Daniel Penny, 24, surrendered to the authorities to be arrested and charged with second-degree manslaughter, The Guardian reported.
He was later seen being led from a New York Police Department precinct in lower Manhattan with his hands cuffed behind his back, wearing a suit, on his way to court.
“We cannot provide any additional information until he has been arraigned in Manhattan criminal court, which we expect to take place tomorrow,” the Manhattan district attorney’s office said in a statement on Thursday.
Jordan Neely’s killing nearly two weeks ago has triggered widespread anger across New York and the US. The death of Neely, an unhoused Michael Jackson impersonator who was Black, has become a symbol of inequality in the US as well as concern over racism and paranoia over crime and vigilantism. Penny is white.

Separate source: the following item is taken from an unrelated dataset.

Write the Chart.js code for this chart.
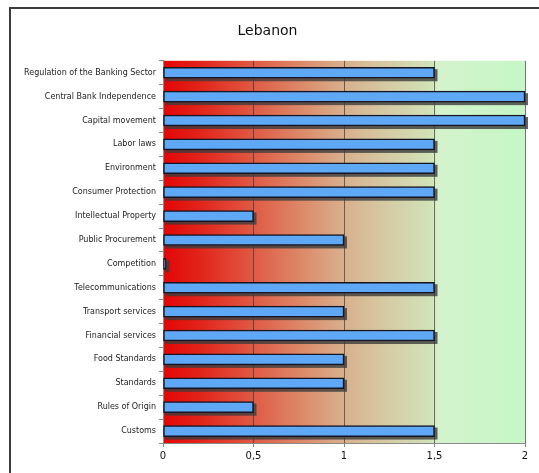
<!DOCTYPE html>
<html>
<head>
  <meta charset="utf-8">
  <title>Lebanon</title>
  <script src="https://cdnjs.cloudflare.com/ajax/libs/Chart.js/4.4.0/chart.umd.min.js"></script>
  <style>
    html, body {
      margin: 0;
      padding: 0;
      background: #ffffff;
      overflow: hidden;
    }
    .frame {
      position: absolute;
      left: 9px;
      top: 7px;
      width: 560px;
      height: 520px;
      border: 2px solid #3c3c3c;
    }
    .chart-box {
      position: absolute;
      left: 0;
      top: 0;
      width: 539px;
      height: 473px;
    }
  </style>
</head>
<body>
  <div class="frame"></div>
  <div class="chart-box">
    <canvas id="myChart" width="539" height="473"></canvas>
  </div>

  <script>
    // 항목 (위에서 아래 순서)
    const categories = [
      'Regulation of the Banking Sector',
      'Central Bank Independence',
      'Capital movement',
      'Labor laws',
      'Environment',
      'Consumer Protection',
      'Intellectual Property',
      'Public Procurement',
      'Competition',
      'Telecommunications',
      'Transport services',
      'Financial services',
      'Food Standards',
      'Standards',
      'Rules of Origin',
      'Customs'
    ];

    // 점수 (0 ~ 2)
    const scores = [1.5, 2, 2, 1.5, 1.5, 1.5, 0.5, 1, 0, 1.5, 1, 1.5, 1, 1, 0.5, 1.5];

    // x축 눈금
    const xTicks = [0, 0.5, 1, 1.5, 2];

    // 배경 그라데이션 (빨강 -> 황갈색 -> 연두)
    const backgroundPlugin = {
      id: 'gradientBackground',
      beforeDraw(chart) {
        const { ctx, chartArea: a } = chart;
        const g = ctx.createLinearGradient(a.left, 0, a.right, 0);
        g.addColorStop(0, '#e30606');
        g.addColorStop(0.1, '#e2231a');
        g.addColorStop(0.25, '#e05a44');
        g.addColorStop(0.4, '#dc8f6e');
        g.addColorStop(0.5, '#d8b08e');
        g.addColorStop(0.62, '#d5cba4');
        g.addColorStop(0.74, '#d2e2b8');
        g.addColorStop(0.76, '#d4f2cc');
        g.addColorStop(1, '#c6f7c6');
        ctx.save();
        ctx.fillStyle = g;
        ctx.fillRect(a.left, a.top, a.right - a.left, a.bottom - a.top);
        ctx.restore();
      }
    };

    // 막대 그림자 (오른쪽 아래로 2px)
    const shadowPlugin = {
      id: 'barShadow',
      beforeDatasetsDraw(chart) {
        const ctx = chart.ctx;
        const meta = chart.getDatasetMeta(0);
        ctx.save();
        ctx.fillStyle = 'rgba(60, 60, 60, 0.8)';
        meta.data.forEach(bar => {
          const p = bar.getProps(['x', 'y', 'base', 'height'], true);
          const w = Math.max(p.x - p.base, 3);
          ctx.fillRect(p.base + 2, p.y - p.height / 2 + 2, w + 1, p.height + 1);
        });
        ctx.restore();
      }
    };

    const ctx = document.getElementById('myChart').getContext('2d');
    const myChart = new Chart(ctx, {
      type: 'bar',
      data: {
        labels: categories,
        datasets: [{
          data: scores,
          backgroundColor: '#5ea8f6',
          borderColor: '#141422',
          borderWidth: 1.5,
          borderSkipped: false,
          barThickness: 11,
          minBarLength: 3
        }]
      },
      options: {
        indexAxis: 'y',
        responsive: false,
        animation: false,
        layout: {
          padding: { left: 10, right: 14, top: 0, bottom: 0 }
        },
        plugins: {
          legend: { display: false },
          tooltip: { enabled: false },
          title: {
            display: true,
            text: 'Lebanon',
            color: '#111111',
            font: { family: 'DejaVu Sans', size: 14, weight: 'normal' },
            padding: { top: 23, bottom: 21 }
          }
        },
        scales: {
          x: {
            min: 0,
            max: 2,
            afterBuildTicks(scale) {
              scale.ticks = xTicks.map(v => ({ value: v }));
            },
            afterFit(scale) {
              scale.height = 30;
            },
            border: { display: true, color: '#8a8a8a', width: 1 },
            grid: {
              color: 'rgba(60, 55, 45, 0.7)',
              lineWidth: 1,
              drawTicks: true,
              tickLength: 4,
              tickColor: '#8a8a8a'
            },
            ticks: {
              color: '#111111',
              padding: 3,
              font: { family: 'DejaVu Sans', size: 10 },
              callback: v => String(v).replace('.', ',')
            }
          },
          y: {
            afterFit(scale) {
              scale.width = 153;
            },
            border: { display: true, color: '#8a8a8a', width: 1 },
            grid: {
              offset: true,
              drawOnChartArea: false,
              drawTicks: true,
              tickLength: 4,
              tickColor: '#8a8a8a'
            },
            ticks: {
              color: '#222222',
              padding: 3,
              autoSkip: false,
              font: { family: 'DejaVu Sans', size: 8 }
            }
          }
        }
      },
      plugins: [backgroundPlugin, shadowPlugin]
    });
  </script>
</body>
</html>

The incident played out after Neely entered a train carriage yelling that he was tired and hungry and ready to die. A four-minute video captured by a freelance journalist showed other riders pinning Neely down against the floor and Penny putting him in a chokehold that he maintained for long after Neely had stopped moving and as at least one passenger urged him to let go.
Police found Neely unconscious, and he was pronounced dead at the hospital. Investigators determined he died from having his neck compressed, and his death was ruled a homicide by a city medical examiner.
Officers detained Penny and questioned him, but released him without booking him with a crime.
Demonstrators have held regular protests in New York calling Neely’s death vigilantism by a white man against a Black subway passenger who was experiencing homelessness as well as having longstanding mental health struggles after his mother’s murder when he was a teenager. Neely was well known to homelessness advocates in the city and had been arrested multiple times.
Neely’s family have condemned Penny for offering neither “an apology nor an expression of regret” in a statement of about the incident that he released through lawyers and which highlighted Neely’s mental health struggles. Penny’s lawyers previously said their client, along with two other riders who helped restrain Neely, had acted in self-defense.